Scene: A couple sits on a couch across from a television set showing the Redskins/Dallas game on a Sunday afternoon, the woman slightly sideways and nuzzling up against the man's side, his arm around her back, his hand on her lower back, fingertips ever-so-slightly tucked into her waistband. Across the toy-strewn, cheerio-and-kix-crumb-laden room, the woman's sister sits on the step entry to the sunken living room, talking to a six-year-old boy and a three-year-old girl while another, older girl insists on using the bathroom with the door open behind them while a baby crawls around the room in search of crumbs big enough to put in his mouth to make his mother squeal "No, baby, don't eat that!"
Six-Year-Old Boy: "Daaaaad, why do you have your hand in Mommy's butt?!? That's gross!"

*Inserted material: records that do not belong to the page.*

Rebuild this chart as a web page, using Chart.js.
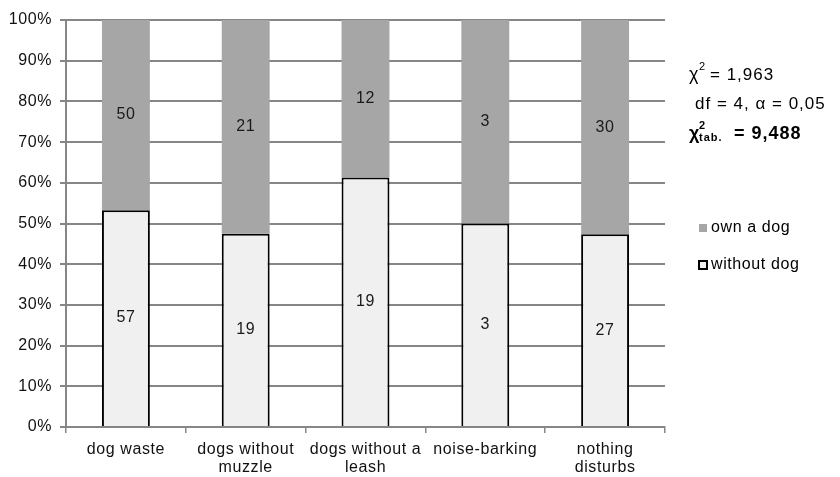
<!DOCTYPE html>
<html>
<head>
<meta charset="utf-8">
<script src="https://cdn.jsdelivr.net/npm/chart.js@4"></script>
<style>
  body { margin: 0; background: #fff; }
  #wrap { width: 840px; height: 477px; }
</style>
</head>
<body>
<div id="wrap"><canvas id="myChart"></canvas></div>
<script>
const categories = ['dog waste', ['dogs without', 'muzzle'], ['dogs without a', 'leash'], 'noise-barking', ['nothing', 'disturbs']];
const ownDog = [50, 21, 12, 3, 30];
const withoutDog = [57, 19, 19, 3, 27];
const yTicks = [0, 10, 20, 30, 40, 50, 60, 70, 80, 90, 100];

const font = 'Liberation Sans, Arial, sans-serif';

// share of each group in the category
const pctOwn = ownDog.map((v, i) => v / (v + withoutDog[i]) * 100);
const pctWithout = withoutDog.map((v, i) => v / (v + ownDog[i]) * 100);

const ctx = document.getElementById('myChart');

// excel-like wide text
const spacing = {
    id: 'spacing',
    beforeDraw(chart) {
        chart.ctx.letterSpacing = '0.6px';
    }
};

const valueLabels = {
    id: 'valueLabels',
    afterDatasetsDraw(chart) {
        const c = chart.ctx;
        c.save();
        c.letterSpacing = '0.6px';
        c.font = '16px ' + font;
        c.fillStyle = '#1a1a1a';
        c.textAlign = 'center';
        c.textBaseline = 'middle';
        chart.data.datasets.forEach((ds, di) => {
            const meta = chart.getDatasetMeta(di);
            meta.data.forEach((bar, i) => {
                const y = (bar.y + bar.base) / 2;
                c.fillText(ds.counts[i], bar.x, y);
            });
        });
        // axis line goes over the bar bottoms
        const xs = chart.scales.x;
        c.strokeStyle = '#868686';
        c.lineWidth = 2;
        c.beginPath();
        c.moveTo(xs.left, xs.top);
        c.lineTo(xs.right, xs.top);
        c.stroke();
        c.restore();
    }
};

const sideText = {
    id: 'sideText',
    afterDraw(chart) {
        const c = chart.ctx;
        c.save();
        c.fillStyle = '#000';
        c.textBaseline = 'middle';
        c.textAlign = 'left';
        c.letterSpacing = '1px';

        // chi square line
        c.font = '18px ' + font;
        c.fillText('χ', 689, 75);
        c.font = '11px ' + font;
        c.fillText('2', 699, 67);
        c.font = '17px ' + font;
        c.fillText('= 1,963', 710, 75);

        c.fillText('df = 4, α = 0,05', 695, 104);

        c.font = 'bold 18px ' + font;
        c.fillText('χ', 689, 134);
        c.font = 'bold 11px ' + font;
        c.fillText('2', 699, 126);
        c.fillText('tab.', 699, 138);
        c.font = 'bold 18px ' + font;
        c.fillText('= 9,488', 734, 134);

        // legend
        const ds = chart.data.datasets;
        c.letterSpacing = '0.6px';
        c.font = '16px ' + font;
        c.fillStyle = ds[1].backgroundColor;
        c.fillRect(699, 224, 8, 8);
        c.fillStyle = '#000';
        c.fillText(ds[1].label, 711, 228);

        c.fillStyle = ds[0].backgroundColor;
        c.fillRect(699, 261, 8, 8);
        c.strokeStyle = '#000';
        c.lineWidth = 2;
        c.strokeRect(699, 261, 8, 8);
        c.fillStyle = '#000';
        c.fillText(ds[0].label, 711, 265);
        c.restore();
    }
};

const myChart = new Chart(ctx, {
    type: 'bar',
    data: {
        labels: categories,
        datasets: [{
            label: 'without dog',
            data: pctWithout,
            counts: withoutDog,
            backgroundColor: '#f0f0f0',
            borderColor: '#000',
            borderWidth: 2,
            borderSkipped: 'bottom',
            barPercentage: 0.4,
            categoryPercentage: 1
        }, {
            label: 'own a dog',
            data: pctOwn,
            counts: ownDog,
            backgroundColor: '#a6a6a6',
            borderWidth: 0,
            barPercentage: 0.4,
            categoryPercentage: 1
        }]
    },
    options: {
        responsive: true,
        maintainAspectRatio: false,
        animation: false,
        layout: { padding: { top: 20, right: 175, left: 0, bottom: 0 } },
        plugins: {
            legend: { display: false },
            tooltip: { enabled: false }
        },
        scales: {
            x: {
                stacked: true,
                grid: { offset: true, drawOnChartArea: false, color: '#868686', lineWidth: 1.5, tickLength: 6 },
                border: { color: '#868686', width: 2 },
                ticks: { color: '#111', font: { family: font, size: 16, lineHeight: 1.1 }, maxRotation: 0, padding: 8 },
                afterFit(scale) { scale.height = 50; }
            },
            y: {
                stacked: true,
                min: 0,
                max: 100,
                afterBuildTicks(scale) { scale.ticks = yTicks.map(v => ({ value: v })); },
                grid: { color: '#868686', lineWidth: 2, tickLength: 6 },
                border: { color: '#868686', width: 2 },
                ticks: {
                    color: '#111',
                    font: { family: font, size: 16 },
                    padding: 8,
                    callback: v => v + '%'
                },
                afterFit(scale) { scale.width = 66; }
            }
        }
    },
    plugins: [spacing, valueLabels, sideText]
});
</script>
</body>
</html>
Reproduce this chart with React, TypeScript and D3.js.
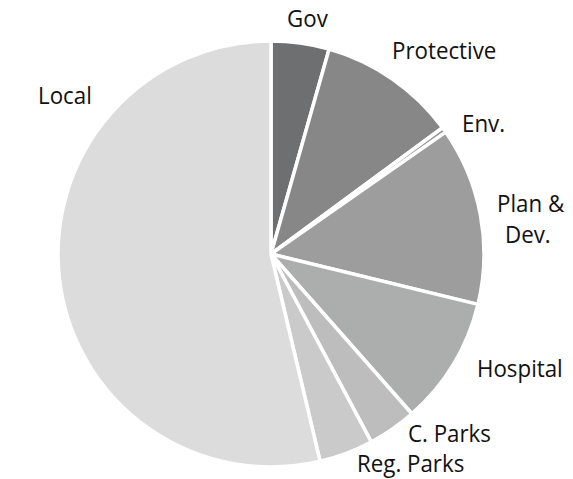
import { useRef, useEffect } from "react";
import * as d3 from "d3";

const categories = ["Gov", "Protective", "Env.", "Plan & Dev.", "Hospital", "C. Parks", "Reg. Parks", "Local"];
const values = [4.4, 10.5, 0.4, 13.5, 9.7, 3.7, 4.1, 53.7];
const colors = ["#6e6f71", "#878787", "#939393", "#9d9d9d", "#acadad", "#bdbdbd", "#cacaca", "#dcdcdc"];
// label lines per slice
const labelLines = [["Gov"], ["Protective"], ["Env."], ["Plan &", "Dev."], ["Hospital"], ["C. Parks"], ["Reg. Parks"], ["Local"]];

// label anchors (left x, first baseline)
const labelPos: [number, number][] = [
  [287, 27], [392, 59], [462, 132], [497, 212], [477, 377], [408, 442], [357, 472], [38, 104],
];
const dxLine: number[][] = [[0], [0], [0], [0, 8], [0], [0], [0], [0]];

export default function App() {
  const ref = useRef<SVGSVGElement>(null);

  useEffect(() => {
    if (!ref.current) return;
    const svg = d3.select(ref.current);
    svg.selectAll("*").remove();
    const cx = 271, cy = 254, r = 213;

    const data = categories.map((c, i) => ({ c, v: values[i], i }));
    const pie = d3.pie<any>().value(d => d.v).sort(null).startAngle(0).endAngle(2 * Math.PI);
    const arc = d3.arc<any>().innerRadius(0).outerRadius(r);

    const g = svg.append("g").attr("transform", `translate(${cx},${cy})`);
    g.selectAll("path").data(pie(data)).enter().append("path")
      .attr("d", arc)
      .attr("fill", d => colors[d.data.i])
      .attr("stroke", "#fff")
      .attr("stroke-width", 3.5)
      .attr("stroke-linejoin", "round");

    labelLines.forEach((lines, i) => {
      const [x, y] = labelPos[i];
      lines.forEach((t, j) => {
        svg.append("text")
          .attr("transform", `translate(${x + dxLine[i][j]},${y + j * 31}) scale(0.93,1)`)
          .attr("font-family", "'Open Sans', sans-serif")
          .attr("font-size", 24)
          .attr("fill", "#111")
          .text(t);
      });
    });
  }, []);

  return (
    <svg ref={ref} width={573} height={479}
      style={{ position: "absolute", left: 0, top: 0, background: "#fff" }} />
  );
}
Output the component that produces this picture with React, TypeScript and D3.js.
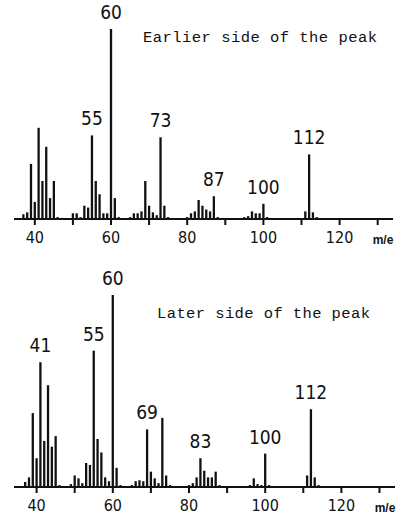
import React from 'react';
import * as d3 from 'd3';

// relative intensities (% of base peak m/e 60)
const earlierMz = [37, 38, 39, 40, 41, 42, 43, 44, 45, 46,
  50, 51, 52, 53, 54, 55, 56, 57, 58, 59, 60, 61, 62,
  65, 66, 67, 68, 69, 70, 71, 72, 73, 74, 75,
  80, 81, 82, 83, 84, 85, 86, 87, 88,
  95, 96, 97, 98, 99, 100, 101,
  111, 112, 113, 114];
const earlierPct = [2.5, 3.5, 29, 9, 48, 20, 38, 11, 20, 1,
  3, 3, 1, 7, 6, 44, 20, 13, 3, 3, 100, 11, 1,
  1, 3, 3, 4, 20, 7, 3.5, 2, 43, 7, 1,
  1, 3, 4, 10, 7, 5, 4, 12, 1,
  1, 1.5, 4, 3, 3, 8, 1,
  4, 34, 3.5, 1];
const earlierPeaks = [55, 60, 73, 87, 100, 112];

const laterMz = [37, 38, 39, 40, 41, 42, 43, 44, 45, 46,
  49, 50, 51, 52, 53, 54, 55, 56, 57, 58, 59, 60, 61, 62,
  65, 66, 67, 68, 69, 70, 71, 72, 73, 74, 75,
  80, 81, 82, 83, 84, 85, 86, 87, 88,
  96, 97, 98, 99, 100, 101,
  111, 112, 113, 114];
const laterPct = [2.6, 5, 38.5, 15, 65, 24, 53, 21, 26.5, 1,
  1.5, 6, 4.5, 2, 12.5, 11.5, 71, 25, 18, 5, 3, 100, 10, 1,
  1, 3, 3.5, 3, 30, 8, 4.5, 2, 36, 6, 1,
  1, 2, 5, 15, 8.5, 5, 5, 8, 1,
  1, 4.5, 1.5, 1, 17.4, 1,
  6, 40.5, 5, 1];
const laterPeaks = [41, 55, 60, 69, 83, 100, 112];

const tickValues = [40, 50, 60, 70, 80, 90, 100, 110, 120, 130];
const tickLabels = [40, 60, 80, 100, 120];

const W = 397;
const H = 517;
const narrow = 'Liberation Sans Narrow, DejaVu Sans Condensed, Arial Narrow, sans-serif';

function Spectrum({ mz, pct, peaks, title, base, top, x0, x1, axisEnd, titleX, titleY, titleW }) {
  const x = d3.scaleLinear().domain([40, 130]).range([x0, x1]);
  const y = d3.scaleLinear().domain([0, 100]).range([base, top]);
  const ink = '#111';
  return (
    <g>
      <line x1={14} x2={axisEnd} y1={base} y2={base} stroke={ink} strokeWidth={2} />
      {tickValues.map(t => (
        <line key={t} x1={x(t)} x2={x(t)} y1={base} y2={base + 6} stroke={ink} strokeWidth={2} />
      ))}
      {tickLabels.map(t => (
        <text key={t} x={x(t)} y={base + 24} textAnchor="middle"
          fontFamily={narrow} fontSize={16} fill={ink}>{t}</text>
      ))}
      <text x={axisEnd - 10} y={base + 25} textAnchor="middle"
        fontFamily="Liberation Sans, Arial, sans-serif" fontSize={12} fontWeight="bold" fill={ink}>m/e</text>
      {mz.map((m, i) => (
        <line key={m} x1={x(m)} x2={x(m)} y1={base} y2={y(pct[i])} stroke={ink} strokeWidth={2.3} />
      ))}
      {peaks.map(p => {
        const v = pct[mz.indexOf(p)];
        return (
          <text key={p} x={x(p)} y={y(v) - 10} textAnchor="middle"
            fontFamily={narrow} fontSize={19} fill={ink}>{p}</text>
        );
      })}
      <text x={titleX} y={titleY} textLength={titleW} lengthAdjust="spacing"
        fontFamily="Liberation Mono, DejaVu Sans Mono, monospace" fontSize={15.5} fill={ink}>{title}</text>
    </g>
  );
}

export default function App() {
  return (
    <svg width={W} height={H} style={{ position: 'absolute', left: 0, top: 0, background: '#fff' }}>
      <rect width={W} height={H} fill="#fff" />
      <Spectrum mz={earlierMz} pct={earlierPct} peaks={earlierPeaks}
        title="Earlier side of the peak" base={219} top={29} x0={34.8} x1={377.7} axisEnd={393}
        titleX={143} titleY={42} titleW={234} />
      <Spectrum mz={laterMz} pct={laterPct} peaks={laterPeaks}
        title="Later side of the peak" base={487} top={295} x0={36.6} x1={379.5} axisEnd={395}
        titleX={157} titleY={318} titleW={213} />
    </svg>
  );
}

Woman on Couch, with twinkle in eye: "Yeah, Dad, why DO you have your hand in Mommy's butt?"
Cue hysterical laughter, and fade out.
I will point out that this is how you got 4 of them in the first place.
Posted by: Uncle Orca | November 19, 2007 at 06:08 PM
Yes, I will agree with Uncle Orca :)
We heard that one waaaaaay too many times (while looking down at my expanding tummy)..."Haven't you two figured out how that happens yet?"